Second, all the dead card were cleaned, repasted and rebenched, I found one that stabilised as a 64 and another one that is half stable as 56, both of these probably have silicon issues but looking at how poor the condition of the bulk capacitors is, I am confident in getting these up and running with some love and care.
Third, voltmoding, this wasn't very successful but it lead to me convincing my first test subject to start working again as 56 after undoing the voltmod.
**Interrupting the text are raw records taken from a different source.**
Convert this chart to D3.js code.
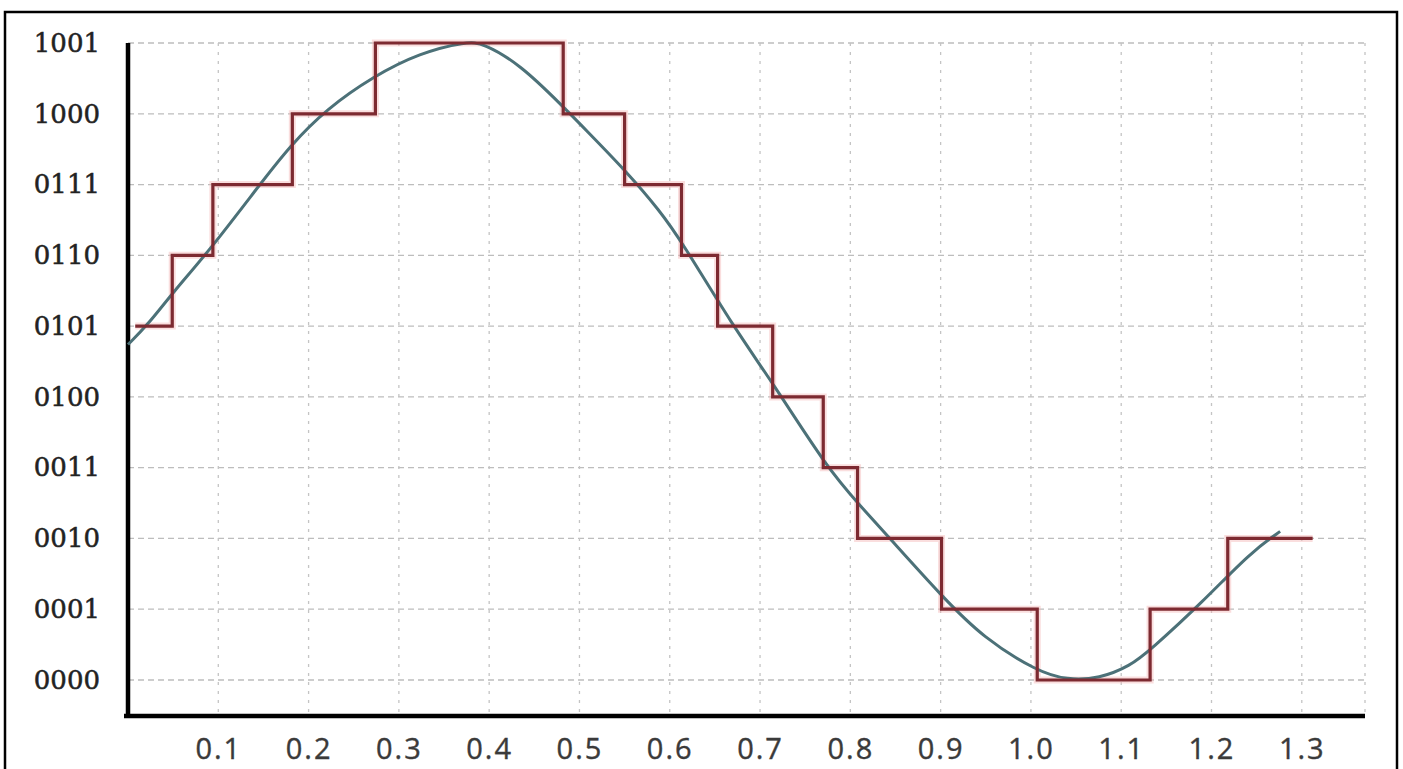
<!DOCTYPE html>
<html>
<head>
<meta charset="utf-8">
<script src="https://cdn.jsdelivr.net/npm/d3@7"></script>
<style>
  html, body { margin: 0; padding: 0; background: #fff; }
</style>
</head>
<body>
<div id="chart"></div>
<script>
// y levels (4 bit codes)
const levelLabels = ["0000", "0001", "0010", "0011", "0100", "0101", "0110", "0111", "1000", "1001"];
const xTicks = [0.1, 0.2, 0.3, 0.4, 0.5, 0.6, 0.7, 0.8, 0.9, 1.0, 1.1, 1.2, 1.3];

// quantized (step) signal: edges on x, one level per interval
const stepEdges = [0.008, 0.049, 0.094, 0.182, 0.274, 0.482, 0.550, 0.613, 0.653, 0.714, 0.770, 0.808, 0.901, 1.007, 1.132, 1.218, 1.312];
const stepLevels = [5, 6, 7, 8, 9, 8, 7, 6, 5, 4, 3, 2, 1, 0, 1, 2];

// analog signal
const curveX = [0, 0.022, 0.050, 0.091, 0.146, 0.179, 0.220, 0.272, 0.323, 0.375, 0.393, 0.434, 0.482, 0.508, 0.553, 0.589, 0.613, 0.670, 0.714, 0.774, 0.811, 0.841, 0.903, 0.947, 1.007, 1.040, 1.076, 1.110, 1.132, 1.190, 1.243, 1.276];
const curveY = [4.74, 5.02, 5.48, 6.08, 7.0, 7.54, 8.07, 8.53, 8.86, 9.02, 9.0, 8.7, 8.10, 7.76, 7.17, 6.63, 6.2, 5.0, 4.2, 3.0, 2.46, 2.04, 1.16, 0.6, 0.12, 0.0, 0.02, 0.2, 0.42, 1.1, 1.8, 2.1];

const W = 1403, H = 769;

let svg = d3.select("#chart").append("svg")
  .attr("width", W)
  .attr("height", H);

// outer frame
svg.append("rect")
  .attr("x", 5).attr("y", 12)
  .attr("width", 1392).attr("height", H + 20)
  .style("fill", "none")
  .style("stroke", "#000")
  .style("stroke-width", 2.5);

let x = d3.scaleLinear().domain([0, 1.37]).range([128, 1365]);
let y = d3.scaleLinear().domain([0, 9]).range([680, 43]);
const axisY = 716;

// grid
let grid = svg.append("g");
grid.selectAll(".hgrid").data(d3.range(levelLabels.length)).enter()
  .append("line")
  .attr("x1", x(0)).attr("x2", x(1.37))
  .attr("y1", d => y(d)).attr("y2", d => y(d))
  .style("stroke", "#bdbdbd")
  .style("stroke-width", 1.3)
  .style("stroke-dasharray", "6 4");
grid.selectAll(".vgrid").data(xTicks.concat([1.37])).enter()
  .append("line")
  .attr("x1", d => x(d)).attr("x2", d => x(d))
  .attr("y1", y(9)).attr("y2", axisY)
  .style("stroke", "#c4c4c4")
  .style("stroke-width", 1.3)
  .style("stroke-dasharray", "3 6");

// axes
let xAxis = d3.axisBottom(x).tickValues(xTicks).tickFormat(d3.format(".1f")).tickSize(0);
let gx = svg.append("g").attr("transform", `translate(0,${axisY})`).call(xAxis);
gx.select(".domain").attr("d", `M124,0H${x(1.37)}`).style("stroke", "#000").style("stroke-width", 4.5);
gx.selectAll("text")
  .attr("y", 22)
  .attr("dy", "0.71em")
  .style("font-family", "'Open Sans', sans-serif")
  .style("font-size", "29px")
  .style("letter-spacing", "2px")
  .style("fill", "#3a3a3a")
  .style("stroke", "#3a3a3a")
  .style("stroke-width", 0.4);

let yAxis = d3.axisLeft(y).tickValues(d3.range(levelLabels.length)).tickFormat(d => levelLabels[d]).tickSize(0);
let gy = svg.append("g").attr("transform", `translate(${x(0)},0)`).call(yAxis);
gy.select(".domain").attr("d", `M0,${y(9)}V${axisY + 2}`).style("stroke", "#000").style("stroke-width", 4.5);
gy.selectAll("text")
  .attr("x", -28)
  .style("font-family", "'DejaVu Serif', serif")
  .style("font-size", "26px")
  .style("fill", "#222")
  .style("stroke", "#222")
  .style("stroke-width", 0.5);

// step signal
let stepPts = stepLevels.map((l, i) => [stepEdges[i], l]);
stepPts.push([stepEdges[stepEdges.length - 1], stepLevels[stepLevels.length - 1]]);
let stepLine = d3.line()
  .x(d => x(d[0]))
  .y(d => y(d[1]))
  .curve(d3.curveStepAfter);

// faint halo round the line, like in the picture
svg.append("path")
  .attr("d", stepLine(stepPts))
  .style("fill", "none")
  .style("stroke", "#f4b5b5")
  .style("stroke-width", 7)
  .style("opacity", 0.45);

// analog curve
let curvePts = curveX.map((v, i) => [v, curveY[i]]);
let curveLine = d3.line()
  .x(d => x(d[0]))
  .y(d => y(d[1]))
  .curve(d3.curveBasis);

svg.append("path")
  .attr("d", curveLine(curvePts))
  .style("fill", "none")
  .style("stroke", "#4c7178")
  .style("stroke-width", 3);

svg.append("path")
  .attr("d", stepLine(stepPts))
  .style("fill", "none")
  .style("stroke", "#7d2a31")
  .style("stroke-width", 3.2);
</script>
</body>
</html>
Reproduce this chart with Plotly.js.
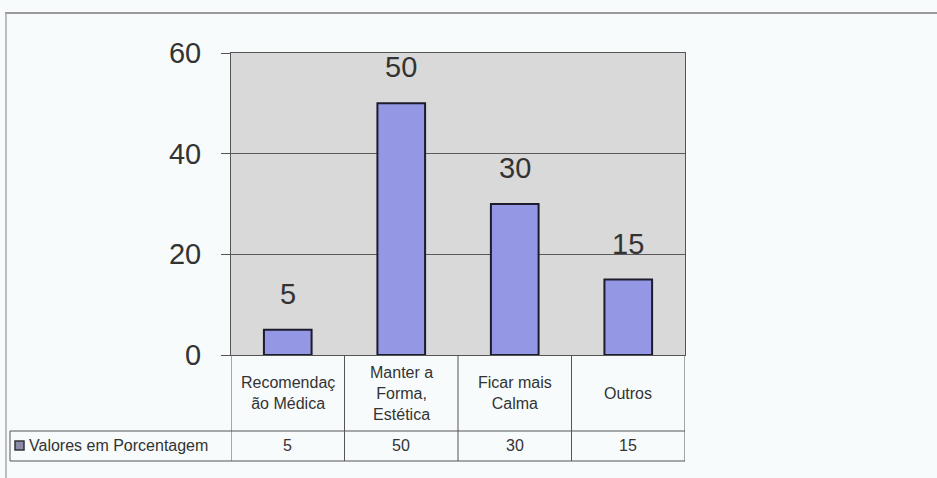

The voltmod itself taught me that more voltage on hbm2 (espeically over 1.35 is just going to make the memory more unstable, lowering the voltage requires a EVC2 that I don't have but it may help out a bit, also worth noting that all of my cards are 64s therefore run samsung hbm2).
Fourth, one of the two cards that ended up being flashed as 56 I repasted properly and while it is still stuttery (probably due to leaky silicon, it still benefits from running as V64)
All of this work effectively brought me to: 9 cards running as V64 (of which a couple are cursed eg. the stuttery one and the one with no fan control), 3 cards running as V56 (of which 2 are cursed due to barely making it as V56s), 1 has a dead 1.8V vrm and dead silicon, are so degrated no amount of love has managed to bring them back, so far (if I ever feel like it I'll try some mods to try and rescue these 2 and the other 2 V56s that barely make it).
While I don't plan on selling them I knew getting into it that if I could get 4 to work I would have paid less than market price for these so yes, I am in theoretical profit
I honestly don't know, while I picture a GPUPI run with many vegas on hwbot I don't think it's gonna happen soon as I am short on space and cash alongside having other priorities. However I would love to build a semi portable setup to show off at places like Congress since it's a pretty impressive amount of compute even these days.
Honestly not much, hopefully a lot about the PCB design of vega and some more about the silicon behaviors especially in the context of degradation but let's be real I bought them because of the big multiGPU stuff I can do with them :p.